High-end `ski bums’ in Aspen?
Special to The Aspen Times
Could Johnny Thrash survive in Aspen?
The charismatic “Mr. Thrash,” featured in the documentary film “Ski Bums” shown at the Wheeler Opera house last Friday night, captivated the audience with his honesty and exhibitionism, though not necessarily in that order.
Laughter shook the house when Johnny got arrested for twirling around buck naked in a gyroscope (yep, you guessed it) in downtown Whistler, cuffed and stuffed without so much as a chance to put some clothes on. The life stories of Thrash and a handful of offbeat Whistler locals devoted to the pursuit of skiing definitely struck a cord with local viewers – riding the gyroscope naked notwithstanding.
It was more than full frontal nudity that earned the local audience’s attention (although the image of Thrash’s manhood blowing in the winter breeze does painfully resonate in this writer’s mind). The free-spirit ski bum lifestyle is brilliantly portrayed in this hour-long film, shown as a benefit for Aspen Filmfest, through candid interviews and top-notch action cinematography. The sacrifices it requires, the power of the mountains and the simple perfection of a powder day were all sentiments that Aspenites could relate to, at least to an extent.

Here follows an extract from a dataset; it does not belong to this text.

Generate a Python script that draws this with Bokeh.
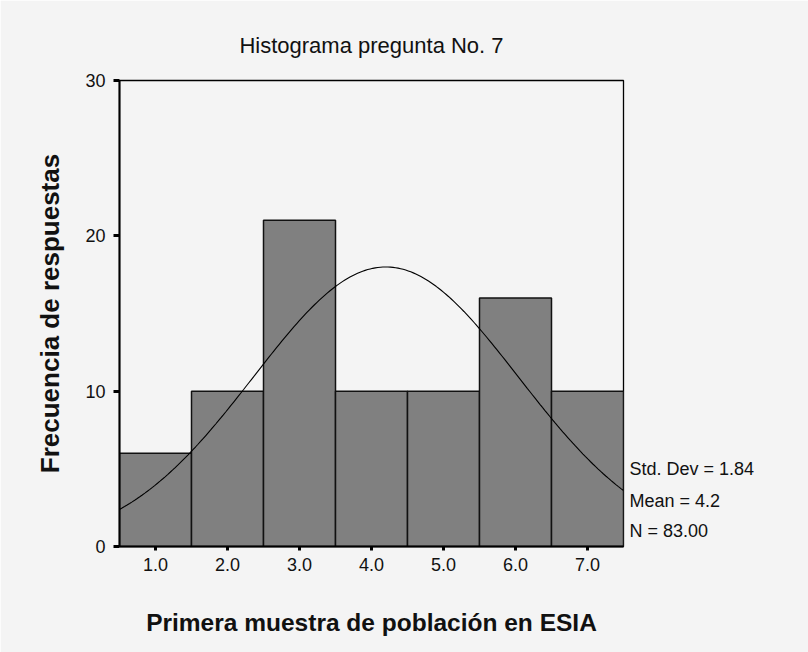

But what would happen if Johnny Thrash rode a gyroscope naked behind a truck driving down Main Street in Aspen?
“Oh my God – I wouldn’t even guess what the judge would do with that one,” said Sergeant Gary Kalkman of the Aspen Police Department. “We’d probably have to throw the book at him, which might hurt a little under the circumstances.”
For most Aspen viewers, the Whistler ideal of ski-bumming captured the essence of what some of us are up to, though perhaps in a more hard-core version.
“I really enjoyed [the film]. It reaffirmed my beliefs and why I chose this lifestyle,” said Matt Deam, 29, a snowboarding instructor at Snowmass. “But I think Aspen is a lot different. You get the higher-end people here – the richest of the rich. So when the money trickles down you get a bigger chunk; there’s more wealth to spread around. The quality of life as a ski bum here might be the upper lower class instead of the lower lower class.”
“I thought they brought out the whole philosophy of the mountains and how to respect the mountains and the whole idea that this is doing what you love,” said Eliza Ubank, who works at the Aspen Center for Environmental Studies. “If you’re going to be living in the rat race and living your life in a cubicle and making money by hating life, you might as well be out here enjoying life in the mountains even if you aren’t making any money. I can relate absolutely. But I like to think that my life has a little more meaning. I’m not completely a ski bum – maybe a high-end ski bum.”
Charles Kennedy, a 52-year-old Aspen resident who remodels houses, laughed hysterically when asked what parallels he could draw between his life and the lives presented in “Ski Bums.”
“That lifestyle would certainly be something to shoot for, but I think ski-bumming in Aspen would be a little bit different. I actually work for a living, so I’m not quite a ski bum,” Kennedy said. “But I thought the movie was great. There was some touching stuff which reminded me why we’re here, why we live here. It made me pumped to ski. I’m sorry there’s just a week left in the season. But watching the movie makes me want to ski a whole lot more next year.”
The general consensus among moviegoers is that Aspen is a place for “the high-end ski bum,” a person who loves the mountains but isn’t necessarily willing to give up everything for it. Many of the tactics employed by Whistler locals in “Ski Bums” would most likely not be possible in Aspen.
Living in a van at the base of the lift is not an option since overnight camping is against the law in the Aspen city limits (and all four Aspen ski areas have paid-parking lots). How about scavenging for cafeteria food left behind by overzealous tourists? Those Mountain Security guys who cruise around in yellow jackets probably wouldn’t go for that. A true ski bum might do better in a community where the average home is a bit less than a million dollars.
But that’s not to say there aren’t any real ski bums in our midst. Erich Andel, 26, lives in a camper and gets by just fine.
“I loved the part where [Crucial Mike, another of the movie’s stars] talks about how hard it is to bring chicks back to your camper, or never taking a shower – it’s so true,” he said.